We sent Tuesday driving to nearby towns of Wentworth and Red Cliffs to see the sights and places in Mildura not readily accessible by foot. We particularly liked seeing where the Murray and Darling Rivers meet at Wentworth, the old Wentworth Gaol, the Perry Sand Dunes just outside Wentworth and the Psyche Pumps at Mildura. The pumps were installed in 1891 to move Murray water up various eves for irrigation and were decommissioned in 1959. They have been restored and are operated about 6 times per year. If you want to see the pumps they are only open a few days a week.
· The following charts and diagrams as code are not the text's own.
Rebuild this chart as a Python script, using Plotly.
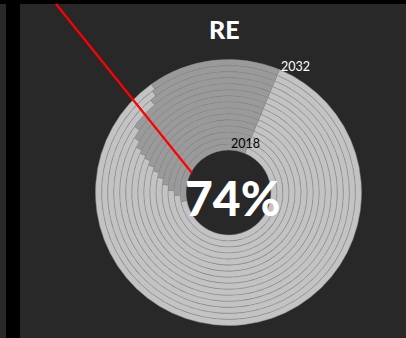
import plotly.graph_objects as go

# Renewable-energy share per year, one ring per year (inner = first year)
years = [2018, 2019, 2020, 2021, 2022, 2023, 2024, 2025, 2026, 2027, 2028, 2029, 2030, 2031, 2032]
re_share = [65.7, 67.9, 69.3, 70.7, 72.1, 73.2, 74.0, 74.9, 75.4, 76.0, 77.1, 78.5, 82.6, 83.5, 83.9]
highlight_year = 2024
title_text = "RE"

W, H = 406, 338
BG = "#282828"
LIGHT = "#c3c3c3"
DARK = "#9a9a9a"
SEP = "#8e8e8e"

# donut geometry (pixels)
cx_px, cy_px = 228.5, 192.5
r_hole, r_outer = 42.5, 133.0
ring_w = (r_outer - r_hole) / len(years)


def px_x(x):
    return x / W


def px_y(y):
    return 1 - y / H


fig = go.Figure()

for i, (yr, share) in enumerate(zip(years, re_share)):
    r_in = r_hole + i * ring_w
    r_out = r_in + ring_w
    fig.add_trace(go.Pie(
        values=[share, 100 - share],
        labels=["RE", "Other"],
        sort=False,
        direction="clockwise",
        rotation=22.5,
        hole=r_in / r_out,
        domain=dict(x=[px_x(cx_px - r_out), px_x(cx_px + r_out)],
                    y=[px_y(cy_px + r_out), px_y(cy_px - r_out)]),
        marker=dict(colors=[LIGHT, DARK], line=dict(color=SEP, width=0.5)),
        textinfo="none",
        hoverinfo="label+percent",
        name=str(yr),
        showlegend=False,
    ))

value = re_share[years.index(highlight_year)]

fig.update_layout(
    width=W, height=H,
    margin=dict(l=0, r=0, t=0, b=0),
    paper_bgcolor=BG,
    plot_bgcolor=BG,
    showlegend=False,
    shapes=[
        # frame strips
        dict(type="rect", xref="paper", yref="paper", x0=0, x1=1,
             y0=px_y(4), y1=1, fillcolor="black", line_width=0),
        dict(type="rect", xref="paper", yref="paper", x0=px_x(6), x1=px_x(20),
             y0=0, y1=1, fillcolor="black", line_width=0),
        # pointer line
        dict(type="line", xref="paper", yref="paper",
             x0=px_x(56), y0=px_y(4), x1=px_x(192), y1=px_y(173),
             line=dict(color="#ff0000", width=2.2)),
    ],
    annotations=[
        dict(text=title_text, x=px_x(224), y=px_y(29), xref="paper", yref="paper",
             showarrow=False, xanchor="center", yanchor="middle",
             font=dict(family="Lato", size=25, color="white", weight=900)),
        dict(text=f"{value:.0f}%", x=px_x(232), y=px_y(197), xref="paper", yref="paper",
             showarrow=False, xanchor="center", yanchor="middle",
             font=dict(family="Lato", size=48, color="white", weight=900)),
        dict(text=str(years[0]), x=px_x(245), y=px_y(143), xref="paper", yref="paper",
             showarrow=False, xanchor="center", yanchor="middle",
             font=dict(family="Lato", size=12.5, color="black")),
        dict(text=str(years[-1]), x=px_x(295), y=px_y(66), xref="paper", yref="paper",
             showarrow=False, xanchor="center", yanchor="middle",
             font=dict(family="Lato", size=12.5, color="white")),
    ],
)

fig.write_html("out.html")
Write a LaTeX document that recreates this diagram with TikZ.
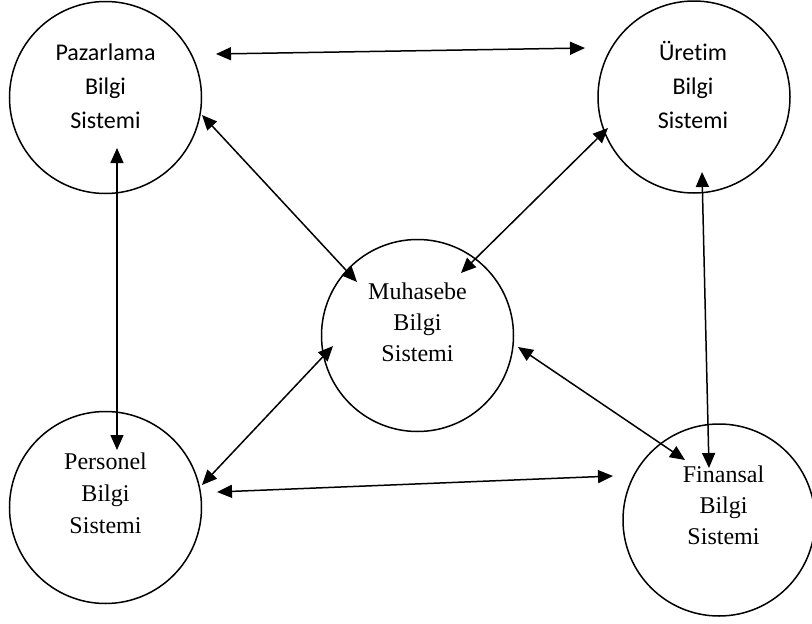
\documentclass[tikz,border=0pt]{standalone}
\usepackage{fontspec}
\setmainfont{Liberation Serif}
\newfontfamily\calib[Ligatures=NoCommon]{Carlito}
\usetikzlibrary{arrows.meta}
\tikzset{
  sysbox/.style={circle, draw, line width=1.5pt, minimum size=192pt, inner sep=0pt},
  sanslbl/.style={anchor=base, inner sep=0pt, font=\calib\fontsize{24}{27}\selectfont},
  seriflbl/.style={anchor=base, inner sep=0pt, font=\fontsize{24}{27}\selectfont},
  link/.style={line width=1.5pt, {Triangle[length=15pt,width=13pt]}-{Triangle[length=15pt,width=13pt]}}
}
\begin{document}
\begin{tikzpicture}[x=1pt,y=-1pt]
\useasboundingbox (0,0) rectangle (812,624);
% circles
\node[sysbox] (paz) at (105.5,97.5) {};
\node[sysbox] (ure) at (694,97) {};
\node[sysbox] (muh) at (417.5,335.5) {};
\node[sysbox] (per) at (105.5,507.5) {};
\node[sysbox] (fin) at (719,520) {};
% labels
\node[sanslbl] (paz1) at (105.5,60) {Pazarlama};
\node[sanslbl] (paz2) at (105.5,94) {Bilgi};
\node[sanslbl] (paz3) at (105.5,128) {Sistemi};
\node[sanslbl] (ure1) at (693,60) {Üretim};
\node[sanslbl] (ure2) at (693,94) {Bilgi};
\node[sanslbl] (ure3) at (693,128) {Sistemi};
\node[seriflbl] (muh1) at (417.5,299) {Muhasebe};
\node[seriflbl] (muh2) at (417.5,330) {Bilgi};
\node[seriflbl] (muh3) at (417.5,361) {Sistemi};
\node[seriflbl] (per1) at (105.5,469) {Personel};
\node[seriflbl] (per2) at (105.5,501) {Bilgi};
\node[seriflbl] (per3) at (105.5,533) {Sistemi};
\node[seriflbl] (fin1) at (723.5,482) {Finansal};
\node[seriflbl] (fin2) at (723.5,513) {Bilgi};
\node[seriflbl] (fin3) at (723.5,544) {Sistemi};
% connector ends
\coordinate (pazE) at (216,54);
\coordinate (ureW) at (585,48);
\coordinate (pazSE) at (202,115);
\coordinate (muhNW) at (357,282);
\coordinate (ureSW) at (608,128);
\coordinate (muhNE) at (461,273);
\coordinate (pazS) at (117,148);
\coordinate (perN) at (117,450);
\coordinate (ureS) at (702,172);
\coordinate (finN) at (709,468);
\coordinate (muhSW) at (333,346);
\coordinate (perNE) at (202,485);
\coordinate (muhE) at (518,347);
\coordinate (finNW) at (685,460);
\coordinate (perE) at (217,492);
\coordinate (finW) at (613,476);
% connectors
\draw[link] (pazE) -- (ureW);
\draw[link] (pazSE) -- (muhNW);
\draw[link] (ureSW) -- (muhNE);
\draw[link] (pazS) -- (perN);
\draw[link] (ureS) -- (finN);
\draw[link] (muhSW) -- (perNE);
\draw[link] (muhE) -- (finNW);
\draw[link] (perE) -- (finW);
\end{tikzpicture}
\end{document}
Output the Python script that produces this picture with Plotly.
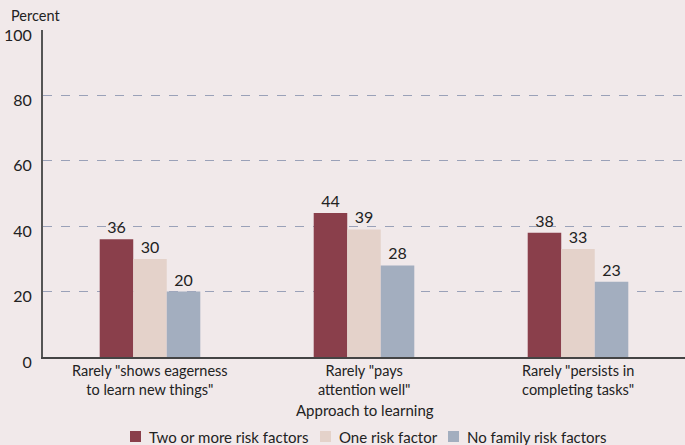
import plotly.graph_objects as go

category_lines = [['Rarely "shows eagerness', 'to learn new things"'],
                  ['Rarely "pays', 'attention well"'],
                  ['Rarely "persists in', 'completing tasks"']]
categories = [" ".join(c) for c in category_lines]
series_names = ["Two or more risk factors", "One risk factor", "No family risk factors"]
two_plus = [36, 44, 38]
one_risk = [30, 39, 33]
no_risk = [20, 28, 23]
colors = ["#8a3f4b", "#e4d2ca", "#a3aebf"]
y_ticks = [0, 20, 40, 60, 80, 100]

BG = "#f1e9ea"
FONT = "Lato, 'Open Sans', sans-serif"
W, H = 685, 445
ML, MR, MT, MB = 43, 0, 30, 88
plot_h = H - MT - MB
plot_w = W - ML - MR


def py(p):
    return (H - MB - p) / plot_h


def px(p):
    return (p - ML) / plot_w


fig = go.Figure()
for name, vals, col in zip(series_names, [two_plus, one_risk, no_risk], colors):
    fig.add_trace(go.Bar(
        x=categories, y=vals, name=name, marker=dict(color=col, line=dict(width=0)),
        text=[str(v) for v in vals], textposition="outside", cliponaxis=False,
        textfont=dict(size=16, color="#222"), showlegend=False,
    ))

annotations = [
    dict(text="Percent", x=px(9), xref="paper", xanchor="left",
         y=py(15), yref="paper", yanchor="middle", showarrow=False, font=dict(size=14.5)),
    dict(text="Approach to learning", x=px(365), xref="paper", xanchor="center",
         y=py(410), yref="paper", yanchor="middle", showarrow=False, font=dict(size=15)),
]
for cat, lines in zip(categories, category_lines):
    annotations.append(dict(text="<br>".join(lines), x=cat, xref="x", xanchor="center",
                            y=py(380), yref="paper", yanchor="middle", align="center",
                            showarrow=False, font=dict(size=14.5)))

# manual legend (square swatch + label), left edges in pixels
legend_x = [130, 320, 448]
shapes = []
for name, col, lx in zip(series_names, colors, legend_x):
    shapes.append(dict(type="rect", xref="paper", yref="paper",
                       x0=px(lx), x1=px(lx + 11), y0=py(442), y1=py(431),
                       fillcolor=col, line=dict(width=0)))
    annotations.append(dict(text=name, x=px(lx + 17), xref="paper", xanchor="left",
                            y=py(437), yref="paper", yanchor="middle", showarrow=False,
                            font=dict(size=15)))

fig.update_layout(
    width=W, height=H,
    paper_bgcolor=BG, plot_bgcolor=BG,
    font=dict(family=FONT, size=15, color="#222"),
    margin=dict(l=ML, r=MR, t=MT, b=MB, autoexpand=False),
    barmode="group", bargap=0.53, bargroupgap=0,
    showlegend=False,
    xaxis=dict(showline=True, linecolor="#444", linewidth=2, showticklabels=False, ticks=""),
    yaxis=dict(range=[0, 100], tickvals=y_ticks, showline=True, linecolor="#555", linewidth=2,
               showgrid=True, gridcolor="#9aa1b8", griddash="dash", gridwidth=1,
               zeroline=False, tickfont=dict(size=16), ticks="outside", ticklen=6,
               tickcolor="rgba(0,0,0,0)", ticklabelshift=5),
    annotations=annotations,
    shapes=shapes,
)
fig.write_html("out.html", config={"displayModeBar": False},
               post_script="document.body.style.margin='0';document.body.style.overflow='hidden';")
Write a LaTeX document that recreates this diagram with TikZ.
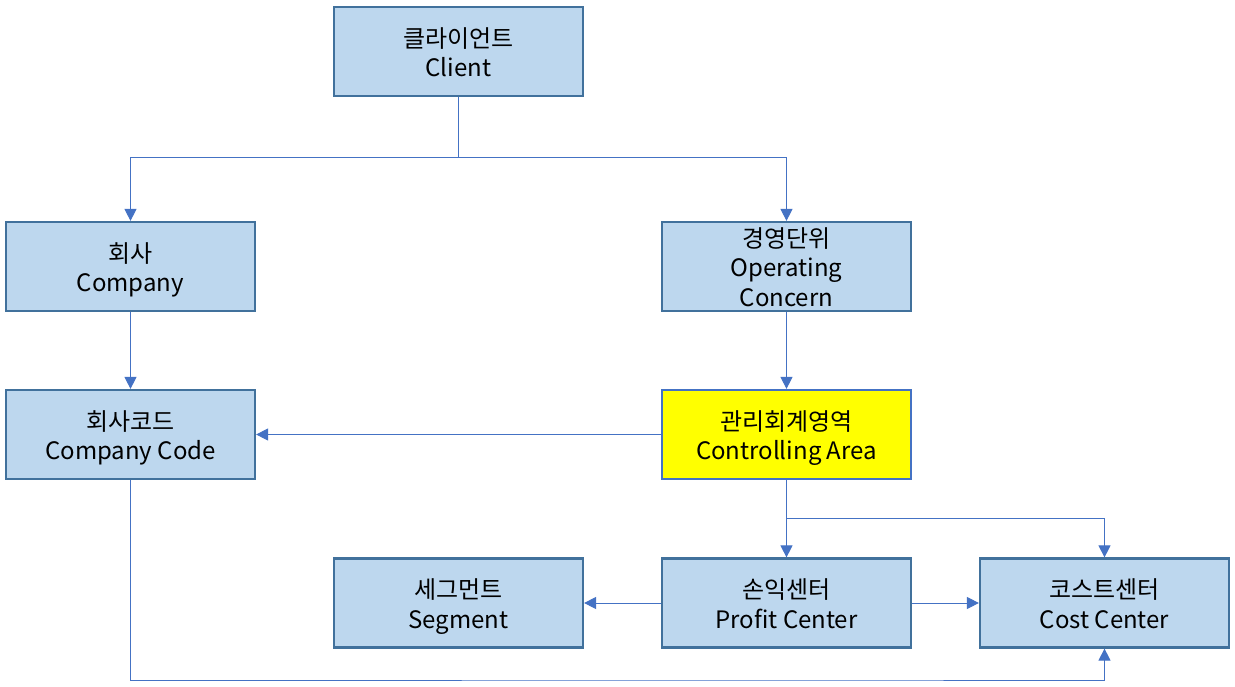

Today we bid farewell to Mildura and drove to Halls Gap for a few days in the Grampians. On the way we stopped to try out the prize winning custard slice in Ouyen and view the Mallee stump. (The stump certainly confirmed what Graham had told us on our Mungo tour.) After a quick lunch by the creek at Warracknabeal we headed for Horsham and Halls Gap. We drove the route through Wartook and can highly recommend it for its scenic beauty. The drive was manageable in the motor home but is not recommended for caravans due to a series of tight curves and steep drop offs.  We managed to call in and see Broken Falls and the Reed Lookout but will revisit other sights along the road that we had to drive by due to time constraints today.

We will be in the Grampians until Saturday morning.